Task to carry out ▸
Repeat verbatim the lines from the one containing "Convert this chart to Plotly code." to the one containing "30, 100, 380]", ends included, minus any pictures.

— Begin Recorded information —

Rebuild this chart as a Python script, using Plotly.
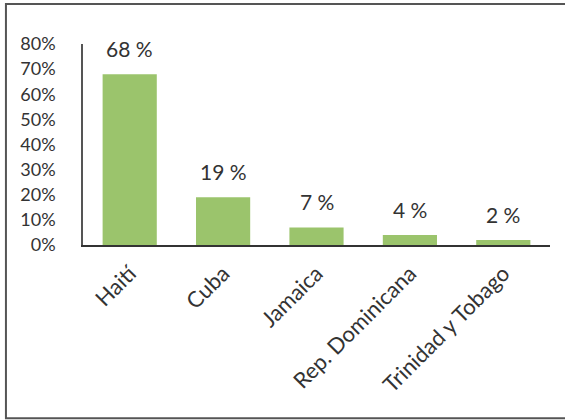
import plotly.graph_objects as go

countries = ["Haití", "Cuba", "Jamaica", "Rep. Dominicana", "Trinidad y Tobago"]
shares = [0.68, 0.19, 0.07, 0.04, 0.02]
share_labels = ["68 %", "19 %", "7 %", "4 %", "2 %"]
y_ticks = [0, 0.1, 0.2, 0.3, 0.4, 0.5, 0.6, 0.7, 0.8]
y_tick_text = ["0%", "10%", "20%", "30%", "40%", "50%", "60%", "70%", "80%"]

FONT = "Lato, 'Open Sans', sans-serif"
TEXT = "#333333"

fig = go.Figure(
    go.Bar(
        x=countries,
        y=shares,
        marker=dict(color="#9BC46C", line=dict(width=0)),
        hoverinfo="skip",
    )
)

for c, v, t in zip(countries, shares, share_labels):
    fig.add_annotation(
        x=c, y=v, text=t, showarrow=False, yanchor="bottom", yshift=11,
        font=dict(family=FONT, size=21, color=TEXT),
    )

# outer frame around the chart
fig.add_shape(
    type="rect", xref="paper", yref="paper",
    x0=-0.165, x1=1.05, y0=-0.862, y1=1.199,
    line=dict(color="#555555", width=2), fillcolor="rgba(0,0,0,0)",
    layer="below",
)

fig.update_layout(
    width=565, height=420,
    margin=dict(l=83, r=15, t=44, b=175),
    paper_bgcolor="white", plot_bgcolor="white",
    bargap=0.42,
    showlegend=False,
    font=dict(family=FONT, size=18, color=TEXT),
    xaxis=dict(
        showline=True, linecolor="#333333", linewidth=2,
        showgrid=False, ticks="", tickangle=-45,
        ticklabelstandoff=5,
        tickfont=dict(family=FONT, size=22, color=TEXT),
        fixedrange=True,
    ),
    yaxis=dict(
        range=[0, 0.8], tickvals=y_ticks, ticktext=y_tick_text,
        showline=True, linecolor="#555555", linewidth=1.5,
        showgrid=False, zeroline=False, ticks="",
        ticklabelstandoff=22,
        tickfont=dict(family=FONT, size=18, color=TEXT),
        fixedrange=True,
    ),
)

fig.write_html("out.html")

— End Recorded information —
— Begin Recorded information —

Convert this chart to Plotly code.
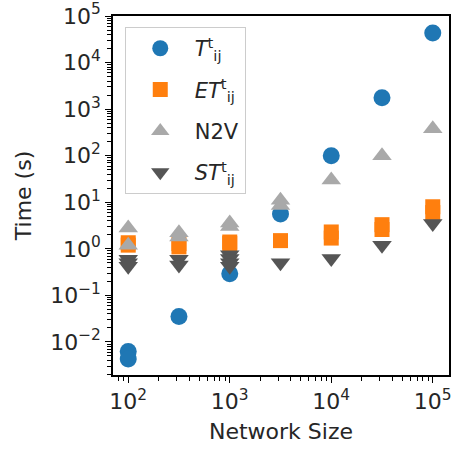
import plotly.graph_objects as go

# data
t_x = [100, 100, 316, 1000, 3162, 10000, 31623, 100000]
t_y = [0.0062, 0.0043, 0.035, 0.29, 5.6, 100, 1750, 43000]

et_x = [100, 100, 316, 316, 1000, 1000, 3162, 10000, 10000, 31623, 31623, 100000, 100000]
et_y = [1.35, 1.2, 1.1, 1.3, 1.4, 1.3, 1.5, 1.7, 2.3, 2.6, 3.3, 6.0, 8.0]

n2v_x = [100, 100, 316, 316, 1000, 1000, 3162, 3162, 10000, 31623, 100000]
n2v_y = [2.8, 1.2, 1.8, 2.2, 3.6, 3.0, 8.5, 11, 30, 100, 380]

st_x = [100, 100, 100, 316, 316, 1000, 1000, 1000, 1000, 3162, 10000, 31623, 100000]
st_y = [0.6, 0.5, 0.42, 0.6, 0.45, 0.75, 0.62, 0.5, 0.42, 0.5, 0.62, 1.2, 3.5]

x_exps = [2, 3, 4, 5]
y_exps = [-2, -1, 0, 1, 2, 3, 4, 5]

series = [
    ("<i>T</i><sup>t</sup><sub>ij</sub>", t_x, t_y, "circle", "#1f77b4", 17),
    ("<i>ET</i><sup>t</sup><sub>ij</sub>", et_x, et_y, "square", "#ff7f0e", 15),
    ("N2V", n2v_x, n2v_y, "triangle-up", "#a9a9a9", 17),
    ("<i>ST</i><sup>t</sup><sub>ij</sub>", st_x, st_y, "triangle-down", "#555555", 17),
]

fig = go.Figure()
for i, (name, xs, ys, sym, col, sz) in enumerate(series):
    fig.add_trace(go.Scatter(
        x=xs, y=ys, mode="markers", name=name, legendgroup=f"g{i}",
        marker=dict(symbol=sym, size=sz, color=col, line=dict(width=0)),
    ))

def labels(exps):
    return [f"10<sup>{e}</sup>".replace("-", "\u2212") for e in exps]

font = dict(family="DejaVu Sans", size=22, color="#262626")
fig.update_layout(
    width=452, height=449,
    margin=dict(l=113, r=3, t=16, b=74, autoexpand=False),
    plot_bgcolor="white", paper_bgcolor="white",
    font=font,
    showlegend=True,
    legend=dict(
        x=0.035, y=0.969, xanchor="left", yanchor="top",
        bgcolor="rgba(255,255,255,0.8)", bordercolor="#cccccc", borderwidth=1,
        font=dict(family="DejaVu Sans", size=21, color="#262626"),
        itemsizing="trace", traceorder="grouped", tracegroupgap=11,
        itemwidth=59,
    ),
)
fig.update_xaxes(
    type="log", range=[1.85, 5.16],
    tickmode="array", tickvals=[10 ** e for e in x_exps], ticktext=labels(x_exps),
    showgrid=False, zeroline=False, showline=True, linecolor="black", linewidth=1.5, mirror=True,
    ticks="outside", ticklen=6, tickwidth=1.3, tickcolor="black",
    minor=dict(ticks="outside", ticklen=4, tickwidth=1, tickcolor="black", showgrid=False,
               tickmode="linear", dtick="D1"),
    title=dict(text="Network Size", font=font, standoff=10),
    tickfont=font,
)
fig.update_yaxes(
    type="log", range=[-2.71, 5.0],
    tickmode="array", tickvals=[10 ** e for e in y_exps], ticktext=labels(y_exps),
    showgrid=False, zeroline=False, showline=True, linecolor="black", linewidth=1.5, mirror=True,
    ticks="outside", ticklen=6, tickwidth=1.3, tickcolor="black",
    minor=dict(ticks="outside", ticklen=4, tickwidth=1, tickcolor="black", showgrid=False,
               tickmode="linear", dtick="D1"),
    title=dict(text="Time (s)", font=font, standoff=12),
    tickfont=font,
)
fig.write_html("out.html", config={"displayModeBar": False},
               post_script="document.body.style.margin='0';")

— End Recorded information —
— Begin Recorded information —

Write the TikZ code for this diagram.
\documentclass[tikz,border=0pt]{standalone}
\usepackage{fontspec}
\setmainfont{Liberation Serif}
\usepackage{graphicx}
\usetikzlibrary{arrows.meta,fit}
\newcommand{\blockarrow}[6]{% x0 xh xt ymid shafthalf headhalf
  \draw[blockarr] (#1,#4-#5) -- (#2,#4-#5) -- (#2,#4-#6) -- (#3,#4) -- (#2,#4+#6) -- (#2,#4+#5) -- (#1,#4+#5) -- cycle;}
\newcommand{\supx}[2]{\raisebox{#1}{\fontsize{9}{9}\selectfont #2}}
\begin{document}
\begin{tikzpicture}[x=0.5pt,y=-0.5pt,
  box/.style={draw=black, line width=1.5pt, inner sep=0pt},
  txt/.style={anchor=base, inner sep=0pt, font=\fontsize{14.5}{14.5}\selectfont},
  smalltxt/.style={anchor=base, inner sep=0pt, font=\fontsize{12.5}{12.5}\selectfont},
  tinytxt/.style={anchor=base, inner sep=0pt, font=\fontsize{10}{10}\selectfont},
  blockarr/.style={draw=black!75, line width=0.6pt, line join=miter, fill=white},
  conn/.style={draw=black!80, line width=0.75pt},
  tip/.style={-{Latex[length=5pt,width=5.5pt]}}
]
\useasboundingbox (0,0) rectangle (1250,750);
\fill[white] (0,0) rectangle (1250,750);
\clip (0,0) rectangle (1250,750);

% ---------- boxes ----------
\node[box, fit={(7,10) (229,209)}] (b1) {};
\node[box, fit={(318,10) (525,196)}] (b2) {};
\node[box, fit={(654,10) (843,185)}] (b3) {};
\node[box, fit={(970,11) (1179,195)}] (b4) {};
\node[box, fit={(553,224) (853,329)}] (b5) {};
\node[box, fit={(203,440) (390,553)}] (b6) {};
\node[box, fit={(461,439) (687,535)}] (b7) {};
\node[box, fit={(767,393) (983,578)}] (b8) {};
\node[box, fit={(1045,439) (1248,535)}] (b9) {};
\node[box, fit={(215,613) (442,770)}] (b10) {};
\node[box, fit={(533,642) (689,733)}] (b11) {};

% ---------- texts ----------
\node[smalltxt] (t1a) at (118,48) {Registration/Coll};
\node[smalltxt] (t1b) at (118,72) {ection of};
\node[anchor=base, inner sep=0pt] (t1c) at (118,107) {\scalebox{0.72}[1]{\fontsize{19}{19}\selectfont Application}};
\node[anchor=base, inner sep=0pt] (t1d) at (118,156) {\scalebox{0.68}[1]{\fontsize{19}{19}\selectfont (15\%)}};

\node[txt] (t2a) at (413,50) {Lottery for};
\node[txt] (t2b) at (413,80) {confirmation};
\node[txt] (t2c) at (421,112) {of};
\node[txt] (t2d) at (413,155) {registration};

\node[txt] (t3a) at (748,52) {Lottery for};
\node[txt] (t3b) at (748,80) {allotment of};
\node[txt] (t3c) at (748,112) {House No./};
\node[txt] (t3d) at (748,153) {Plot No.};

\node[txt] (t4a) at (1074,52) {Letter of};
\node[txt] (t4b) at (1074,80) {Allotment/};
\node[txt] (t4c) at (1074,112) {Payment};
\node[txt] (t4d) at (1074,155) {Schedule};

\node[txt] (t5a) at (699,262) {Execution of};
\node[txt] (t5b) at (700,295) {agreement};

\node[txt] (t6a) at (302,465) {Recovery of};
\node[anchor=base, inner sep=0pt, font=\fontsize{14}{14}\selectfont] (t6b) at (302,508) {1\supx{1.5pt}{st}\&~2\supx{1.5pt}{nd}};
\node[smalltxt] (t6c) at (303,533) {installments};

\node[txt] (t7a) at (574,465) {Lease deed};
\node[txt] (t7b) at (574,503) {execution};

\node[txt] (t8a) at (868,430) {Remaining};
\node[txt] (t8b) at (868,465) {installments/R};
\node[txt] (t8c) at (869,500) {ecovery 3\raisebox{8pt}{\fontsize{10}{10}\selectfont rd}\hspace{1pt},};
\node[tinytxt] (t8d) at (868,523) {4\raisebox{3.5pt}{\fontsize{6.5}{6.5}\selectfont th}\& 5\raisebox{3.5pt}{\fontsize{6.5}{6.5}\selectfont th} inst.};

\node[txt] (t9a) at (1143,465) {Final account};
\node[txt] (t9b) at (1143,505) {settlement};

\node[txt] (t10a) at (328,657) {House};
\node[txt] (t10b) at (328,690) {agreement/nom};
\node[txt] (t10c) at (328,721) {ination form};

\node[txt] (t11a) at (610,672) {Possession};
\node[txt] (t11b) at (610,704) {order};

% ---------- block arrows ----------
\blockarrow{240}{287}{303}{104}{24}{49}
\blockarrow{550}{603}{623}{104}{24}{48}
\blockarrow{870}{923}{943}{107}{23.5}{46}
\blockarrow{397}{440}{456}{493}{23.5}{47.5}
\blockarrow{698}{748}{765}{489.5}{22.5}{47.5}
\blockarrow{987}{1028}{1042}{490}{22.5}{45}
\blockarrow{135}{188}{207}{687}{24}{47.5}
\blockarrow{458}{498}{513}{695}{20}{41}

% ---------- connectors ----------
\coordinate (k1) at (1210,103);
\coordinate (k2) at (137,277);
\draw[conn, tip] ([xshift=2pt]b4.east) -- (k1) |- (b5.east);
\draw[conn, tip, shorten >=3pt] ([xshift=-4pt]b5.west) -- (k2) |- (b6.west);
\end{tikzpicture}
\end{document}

— End Recorded information —

Worked answer ▸
Convert this chart to Plotly code.
import plotly.graph_objects as go

# data
t_x = [100, 100, 316, 1000, 3162, 10000, 31623, 100000]
t_y = [0.0062, 0.0043, 0.035, 0.29, 5.6, 100, 1750, 43000]

et_x = [100, 100, 316, 316, 1000, 1000, 3162, 10000, 10000, 31623, 31623, 100000, 100000]
et_y = [1.35, 1.2, 1.1, 1.3, 1.4, 1.3, 1.5, 1.7, 2.3, 2.6, 3.3, 6.0, 8.0]

n2v_x = [100, 100, 316, 316, 1000, 1000, 3162, 3162, 10000, 31623, 100000]
n2v_y = [2.8, 1.2, 1.8, 2.2, 3.6, 3.0, 8.5, 11, 30, 100, 380]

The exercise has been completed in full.